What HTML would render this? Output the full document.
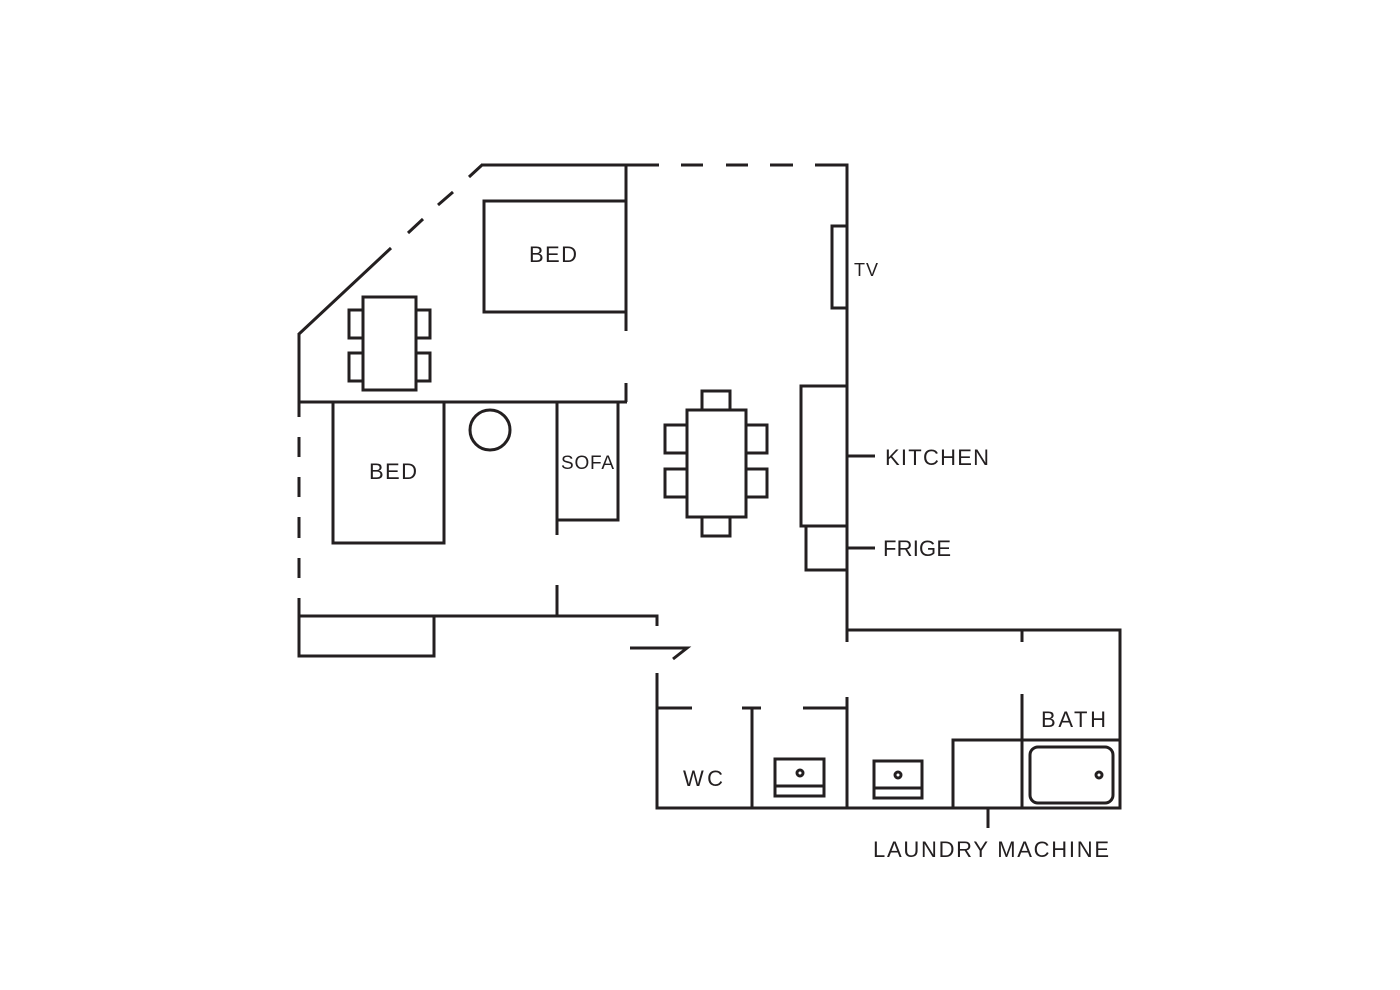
<!DOCTYPE html>
<html><head><style>html,body{margin:0;padding:0;background:#fff;}svg{display:block}</style></head><body>
<svg width="1400" height="990" viewBox="0 0 1400 990" xmlns="http://www.w3.org/2000/svg">
<g fill="none" stroke="#231f20" stroke-width="3" stroke-linecap="butt">
<!-- diagonal -->
<line x1="299" y1="334" x2="391" y2="248"/>
<line x1="408" y1="233" x2="423" y2="219"/>
<line x1="438" y1="205" x2="453" y2="192"/>
<line x1="469" y1="177" x2="482" y2="165"/>
<!-- top -->
<line x1="481" y1="165" x2="659" y2="165"/>
<line x1="681" y1="165" x2="703" y2="165"/>
<line x1="726" y1="165" x2="748" y2="165"/>
<line x1="770" y1="165" x2="793" y2="165"/>
<polyline points="815,165 847,165 847,642"/>
<!-- left wall -->
<line x1="299" y1="333" x2="299" y2="417"/>
<line x1="299" y1="437" x2="299" y2="457"/>
<line x1="299" y1="477" x2="299" y2="497"/>
<line x1="299" y1="517" x2="299" y2="538"/>
<line x1="299" y1="558" x2="299" y2="578"/>
<line x1="299" y1="598" x2="299" y2="657"/>
<!-- interior walls -->
<line x1="299" y1="402" x2="627" y2="402"/>
<line x1="626" y1="165" x2="626" y2="331"/>
<line x1="626" y1="383" x2="626" y2="402"/>
<rect x="484" y="201" width="142" height="111"/>
<rect x="333" y="402" width="111" height="141"/>
<circle cx="490" cy="430" r="20"/>
<polyline points="557,402 557,535"/>
<polyline points="557,402 618,402 618,520 557,520"/>
<line x1="557" y1="585" x2="557" y2="616"/>
<polyline points="299,616 657,616 657,626"/>
<rect x="299" y="616" width="135" height="40"/>
<polyline points="630,648 687,648 673,659"/>
<!-- small table -->
<rect x="363" y="297" width="53" height="93"/>
<rect x="349" y="310" width="14" height="28"/>
<rect x="349" y="353" width="14" height="28"/>
<rect x="416" y="310" width="14" height="28"/>
<rect x="416" y="353" width="14" height="28"/>
<!-- dining -->
<rect x="687" y="410" width="59" height="107"/>
<rect x="702" y="391" width="28" height="19"/>
<rect x="702" y="517" width="28" height="19"/>
<rect x="665" y="425" width="22" height="28"/>
<rect x="665" y="469" width="22" height="28"/>
<rect x="746" y="425" width="21" height="28"/>
<rect x="746" y="469" width="21" height="28"/>
<!-- kitchen -->
<rect x="801" y="386" width="46" height="140"/>
<rect x="806" y="526" width="41" height="44"/>
<line x1="847" y1="456" x2="875" y2="456"/>
<line x1="847" y1="548" x2="875" y2="548"/>
<rect x="832" y="226" width="15" height="82"/>
<!-- bathroom zone -->
<polyline points="847,630 1120,630 1120,808 657,808 657,673"/>
<line x1="1022" y1="630" x2="1022" y2="642"/>
<line x1="1022" y1="694" x2="1022" y2="808"/>
<line x1="847" y1="697" x2="847" y2="808"/>
<line x1="657" y1="708" x2="692" y2="708"/>
<line x1="742" y1="708" x2="761" y2="708"/>
<line x1="803" y1="708" x2="847" y2="708"/>
<line x1="752" y1="708" x2="752" y2="808"/>
<rect x="953" y="740" width="69" height="68"/>
<line x1="1022" y1="740" x2="1120" y2="740"/>
<rect x="1030" y="747" width="83" height="56" rx="8"/>
<circle cx="1099" cy="775" r="3"/>
<rect x="775" y="759" width="49" height="37"/>
<line x1="775" y1="786" x2="824" y2="786"/>
<circle cx="800" cy="773" r="3"/>
<rect x="874" y="761" width="48" height="37"/>
<line x1="874" y1="788" x2="922" y2="788"/>
<circle cx="898" cy="775" r="3"/>
<line x1="988" y1="808" x2="988" y2="828"/>
</g>
<g fill="#231f20" font-family="'Liberation Sans', sans-serif" font-size="22" letter-spacing="1">
<text x="529" y="262" textLength="49">BED</text>
<text x="369" y="479" textLength="49">BED</text>
<text x="561" y="469" font-size="19" textLength="54">SOFA</text>
<text x="854" y="276" font-size="18" textLength="25">TV</text>
<text x="885" y="465" textLength="105">KITCHEN</text>
<text x="883" y="556" textLength="69">FRIGE</text>
<text x="1041" y="727" textLength="66">BATH</text>
<text x="683" y="786" textLength="41">WC</text>
<text x="873" y="857" textLength="237">LAUNDRY MACHINE</text>
</g>
</svg>
</body></html>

Exercise requirements →
Leave the pictures out and output the rest of the listing exactly.

Task answer →
What HTML would render this? Output the full document.
<!DOCTYPE html>
<html><head><style>html,body{margin:0;padding:0;background:#fff;}svg{display:block}</style></head><body>
<svg width="1400" height="990" viewBox="0 0 1400 990" xmlns="http://www.w3.org/2000/svg">
<g fill="none" stroke="#231f20" stroke-width="3" stroke-linecap="butt">
<!-- diagonal -->
<line x1="299" y1="334" x2="391" y2="248"/>
<line x1="408" y1="233" x2="423" y2="219"/>
<line x1="438" y1="205" x2="453" y2="192"/>
<line x1="469" y1="177" x2="482" y2="165"/>
<!-- top -->
<line x1="481" y1="165" x2="659" y2="165"/>
<line x1="681" y1="165" x2="703" y2="165"/>
<line x1="726" y1="165" x2="748" y2="165"/>
<line x1="770" y1="165" x2="793" y2="165"/>
<polyline points="815,165 847,165 847,642"/>
<!-- left wall -->
<line x1="299" y1="333" x2="299" y2="417"/>
<line x1="299" y1="437" x2="299" y2="457"/>
<line x1="299" y1="477" x2="299" y2="497"/>
<line x1="299" y1="517" x2="299" y2="538"/>
<line x1="299" y1="558" x2="299" y2="578"/>
<line x1="299" y1="598" x2="299" y2="657"/>
<!-- interior walls -->
<line x1="299" y1="402" x2="627" y2="402"/>
<line x1="626" y1="165" x2="626" y2="331"/>
<line x1="626" y1="383" x2="626" y2="402"/>
<rect x="484" y="201" width="142" height="111"/>
<rect x="333" y="402" width="111" height="141"/>
<circle cx="490" cy="430" r="20"/>
<polyline points="557,402 557,535"/>
<polyline points="557,402 618,402 618,520 557,520"/>
<line x1="557" y1="585" x2="557" y2="616"/>
<polyline points="299,616 657,616 657,626"/>
<rect x="299" y="616" width="135" height="40"/>
<polyline points="630,648 687,648 673,659"/>
<!-- small table -->
<rect x="363" y="297" width="53" height="93"/>
<rect x="349" y="310" width="14" height="28"/>
<rect x="349" y="353" width="14" height="28"/>
<rect x="416" y="310" width="14" height="28"/>
<rect x="416" y="353" width="14" height="28"/>
<!-- dining -->
<rect x="687" y="410" width="59" height="107"/>
<rect x="702" y="391" width="28" height="19"/>
<rect x="702" y="517" width="28" height="19"/>
<rect x="665" y="425" width="22" height="28"/>
<rect x="665" y="469" width="22" height="28"/>
<rect x="746" y="425" width="21" height="28"/>
<rect x="746" y="469" width="21" height="28"/>
<!-- kitchen -->
<rect x="801" y="386" width="46" height="140"/>
<rect x="806" y="526" width="41" height="44"/>
<line x1="847" y1="456" x2="875" y2="456"/>
<line x1="847" y1="548" x2="875" y2="548"/>
<rect x="832" y="226" width="15" height="82"/>
<!-- bathroom zone -->
<polyline points="847,630 1120,630 1120,808 657,808 657,673"/>
<line x1="1022" y1="630" x2="1022" y2="642"/>
<line x1="1022" y1="694" x2="1022" y2="808"/>
<line x1="847" y1="697" x2="847" y2="808"/>
<line x1="657" y1="708" x2="692" y2="708"/>
<line x1="742" y1="708" x2="761" y2="708"/>
<line x1="803" y1="708" x2="847" y2="708"/>
<line x1="752" y1="708" x2="752" y2="808"/>
<rect x="953" y="740" width="69" height="68"/>
<line x1="1022" y1="740" x2="1120" y2="740"/>
<rect x="1030" y="747" width="83" height="56" rx="8"/>
<circle cx="1099" cy="775" r="3"/>
<rect x="775" y="759" width="49" height="37"/>
<line x1="775" y1="786" x2="824" y2="786"/>
<circle cx="800" cy="773" r="3"/>
<rect x="874" y="761" width="48" height="37"/>
<line x1="874" y1="788" x2="922" y2="788"/>
<circle cx="898" cy="775" r="3"/>
<line x1="988" y1="808" x2="988" y2="828"/>
</g>
<g fill="#231f20" font-family="'Liberation Sans', sans-serif" font-size="22" letter-spacing="1">
<text x="529" y="262" textLength="49">BED</text>
<text x="369" y="479" textLength="49">BED</text>
<text x="561" y="469" font-size="19" textLength="54">SOFA</text>
<text x="854" y="276" font-size="18" textLength="25">TV</text>
<text x="885" y="465" textLength="105">KITCHEN</text>
<text x="883" y="556" textLength="69">FRIGE</text>
<text x="1041" y="727" textLength="66">BATH</text>
<text x="683" y="786" textLength="41">WC</text>
<text x="873" y="857" textLength="237">LAUNDRY MACHINE</text>
</g>
</svg>
</body></html>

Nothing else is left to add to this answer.